By Jack PhillipsMy name is Jack Phillips.
I am 51 years old and ex-military police. I was stationed in West Germany from 1974-1976. Two different types of 'duty stations' while serving there. 'White hat' and Physical Security. I had two separate sightings, one at each unit.
The first was at a 'highly sensitive weapons assembly depot' in the NW section of West Germany(back then it was W. Germany). Specifics I will share later as the actual location. I was a 'tower rat'. Physical security 'specialist'. 12hrs up and 12hrs down, from 00:00hrs to 12:00hrs, 12 day shifts with 3 off.
To say protocols were handled in a nonchalant manner would be putting it mildly...back then. When I first arrived at this unit, the 00:00hr 'guard mount' was assembling and awaiting the OD's inspection. Out of the roughly 20 MPs present, 18 of them were in a questionable state of readiness.
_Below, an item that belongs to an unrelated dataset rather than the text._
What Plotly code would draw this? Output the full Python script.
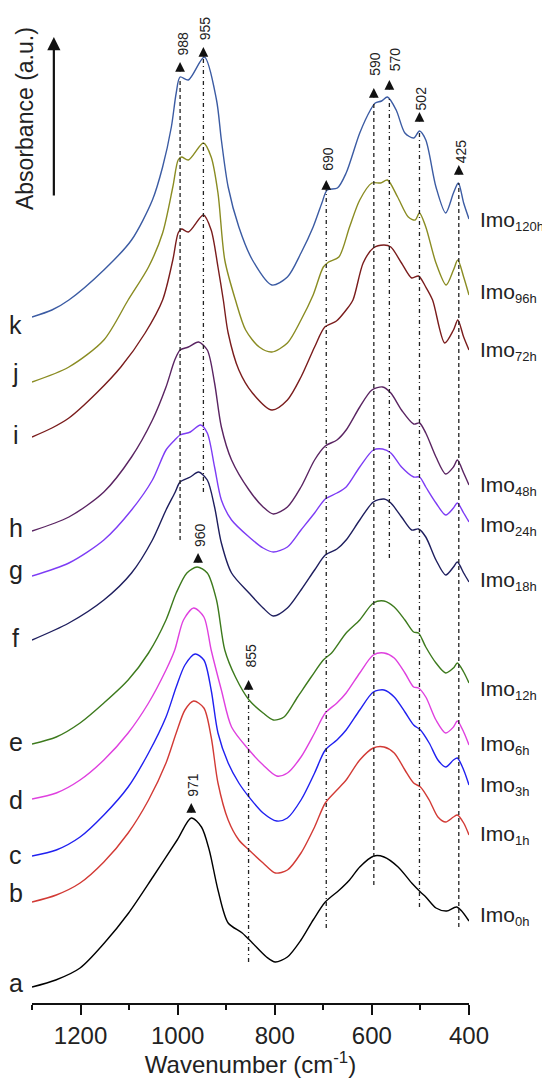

In fact 5 of them were propped against the wall with their M-16s acting as a brace from the floor to their chests, to keep them upright at 'attention'. The OD was relieved to hear that those individuals were assigned to the least security sensitive areas on site.
It was roughly three months after I arrived, around the middle of May 1974. There were three areas of interest. Area 1 where assembly of the 'sensitive weapons' was performed...payload to carriage. Area 2 where the delivery carriage devices were stored(least secured). Area 3 where the payloads were stored.(highly secured).
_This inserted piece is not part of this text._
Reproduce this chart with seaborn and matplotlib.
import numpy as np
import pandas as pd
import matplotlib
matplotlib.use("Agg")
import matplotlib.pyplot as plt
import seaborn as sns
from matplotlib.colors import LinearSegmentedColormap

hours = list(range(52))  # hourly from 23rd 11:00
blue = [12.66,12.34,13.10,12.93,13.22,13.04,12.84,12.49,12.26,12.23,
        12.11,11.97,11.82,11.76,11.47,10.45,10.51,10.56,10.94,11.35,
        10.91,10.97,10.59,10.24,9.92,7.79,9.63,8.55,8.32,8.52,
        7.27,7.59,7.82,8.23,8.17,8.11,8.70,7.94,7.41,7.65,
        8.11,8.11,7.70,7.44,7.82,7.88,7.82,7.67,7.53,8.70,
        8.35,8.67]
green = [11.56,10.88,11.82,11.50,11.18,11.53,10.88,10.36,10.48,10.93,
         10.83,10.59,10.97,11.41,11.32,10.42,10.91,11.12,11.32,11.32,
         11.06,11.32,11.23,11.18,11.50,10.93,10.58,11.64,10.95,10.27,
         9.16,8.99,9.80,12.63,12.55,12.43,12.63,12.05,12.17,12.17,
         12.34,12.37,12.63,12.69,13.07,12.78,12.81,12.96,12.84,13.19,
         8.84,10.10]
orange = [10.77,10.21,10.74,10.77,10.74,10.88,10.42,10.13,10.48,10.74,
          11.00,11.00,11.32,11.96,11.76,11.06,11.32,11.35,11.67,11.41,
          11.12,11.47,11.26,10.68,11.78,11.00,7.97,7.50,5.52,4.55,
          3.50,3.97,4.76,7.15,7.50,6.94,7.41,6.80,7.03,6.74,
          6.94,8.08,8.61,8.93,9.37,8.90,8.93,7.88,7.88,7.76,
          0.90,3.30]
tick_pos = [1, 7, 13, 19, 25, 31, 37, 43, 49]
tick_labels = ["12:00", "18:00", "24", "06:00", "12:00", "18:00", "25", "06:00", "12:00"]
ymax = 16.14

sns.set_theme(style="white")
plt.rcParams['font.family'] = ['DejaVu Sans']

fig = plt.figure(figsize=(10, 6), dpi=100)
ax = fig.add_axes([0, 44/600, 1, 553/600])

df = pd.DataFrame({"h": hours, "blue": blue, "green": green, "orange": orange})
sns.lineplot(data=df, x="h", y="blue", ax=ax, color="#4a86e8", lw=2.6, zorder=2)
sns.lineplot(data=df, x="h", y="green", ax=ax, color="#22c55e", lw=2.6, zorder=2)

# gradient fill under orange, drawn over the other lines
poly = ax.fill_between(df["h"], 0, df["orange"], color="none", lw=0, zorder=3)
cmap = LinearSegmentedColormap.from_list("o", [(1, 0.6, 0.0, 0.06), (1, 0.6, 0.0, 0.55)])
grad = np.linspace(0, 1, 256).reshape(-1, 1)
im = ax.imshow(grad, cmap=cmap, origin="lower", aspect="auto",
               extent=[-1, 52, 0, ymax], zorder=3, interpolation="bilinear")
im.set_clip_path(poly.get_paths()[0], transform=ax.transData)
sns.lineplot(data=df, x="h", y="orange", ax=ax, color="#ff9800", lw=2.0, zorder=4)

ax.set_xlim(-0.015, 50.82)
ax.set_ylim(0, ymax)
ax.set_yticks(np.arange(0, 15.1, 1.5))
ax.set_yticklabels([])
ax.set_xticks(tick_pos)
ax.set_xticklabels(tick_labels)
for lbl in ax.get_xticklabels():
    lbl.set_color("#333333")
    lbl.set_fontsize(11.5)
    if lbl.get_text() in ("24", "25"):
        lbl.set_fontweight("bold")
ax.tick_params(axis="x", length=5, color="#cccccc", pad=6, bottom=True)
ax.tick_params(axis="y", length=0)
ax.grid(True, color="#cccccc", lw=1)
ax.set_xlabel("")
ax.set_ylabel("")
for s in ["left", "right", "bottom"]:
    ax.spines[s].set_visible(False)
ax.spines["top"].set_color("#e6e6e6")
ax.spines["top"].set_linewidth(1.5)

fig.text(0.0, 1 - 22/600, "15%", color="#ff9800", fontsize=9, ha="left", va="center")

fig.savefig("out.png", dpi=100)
I was in Tower 4 of 7, of Area 3, from the 00:00hrs to 12:00hrs shift. It was the fourth day of my 12day cycle. It was around 03:30hrs as it was starting to become dawn. We were discouraged from wearing watches as to not count down the minutes...
I must tell you, right now, about the "50-5 Program". We 'tower rats' were required, every three months, to undergo a psychiatric evaluation to determine...well you can guess why if you have ever spent anytime in a 4'X4'X8' box 40ft in the air through all kinds of weather day and night for any length of time.
Unfortunately, there was a shortage of replacement personnel within the 50-5 Program and the evaluations were not allowed to be performed. An MP's answer to "Catch-22". You could request an evaluation, all you wanted. Getting the evaluation was a whole different matter. If you did manage to receive one, the results were always..."fit for duty".
I had just awakened from a period of 'deep observation' and noticed an intense 'star' in the northern sky. It wasn't there any of the other shifts, but it was the first clear sky I had seen since my arrival in Germany. I grew up in NW Michigan and had never seen a star so illuminating as this. If it had been the eastern sky, you may have convinced me it was Venus. A Venus that has the ability to instantly go from a point far away to roughly 100yds from my tower and increase in size. From a 'star point' to approx. 60ft in diameter.
A 'bluish green glow' more to the side of green, surrounded the craft(?) No sound. Just hovering above Area 3, inside of the fence line. I was about to use the field phone that connected each tower to the guard shack at the area to report. Hand crank bell alert, when all power went out for about 30secs. The base had two 12cylnder powered generators that were to kick in immediately during power outages. This is to initiate within 10secs. Nothing happened until 'Venus' instantly departed. Then all hell broke loose.
The alarm system is attached to all bunker doors. Pedestrian and access. Each guard shack had a master board where you could reset each door's electromagnetic switch. Electrical storms, if close enough, would occasionally cause a(singular) door's alarm to be set off. Every alarm on site was going off. Bell's, 'clackers' and klaxons were all sounding. The guy's in the shacks were frantically trying to silence the sound by resetting the board switches. To no avail.
The 'roving unit', where you spent the other 12hrs of your shift, was dispatched and had to reset every alarm by opening and closing every monitored door physically. "Shit!", one NCO remarked. "I've been stationed here seven years and nothing has ever happened to cause something like this before."
Did I report? Yes. Was I taken seriously? Remember...50-5. No paper...no problem. A variation of "Don't ask. Don't tell".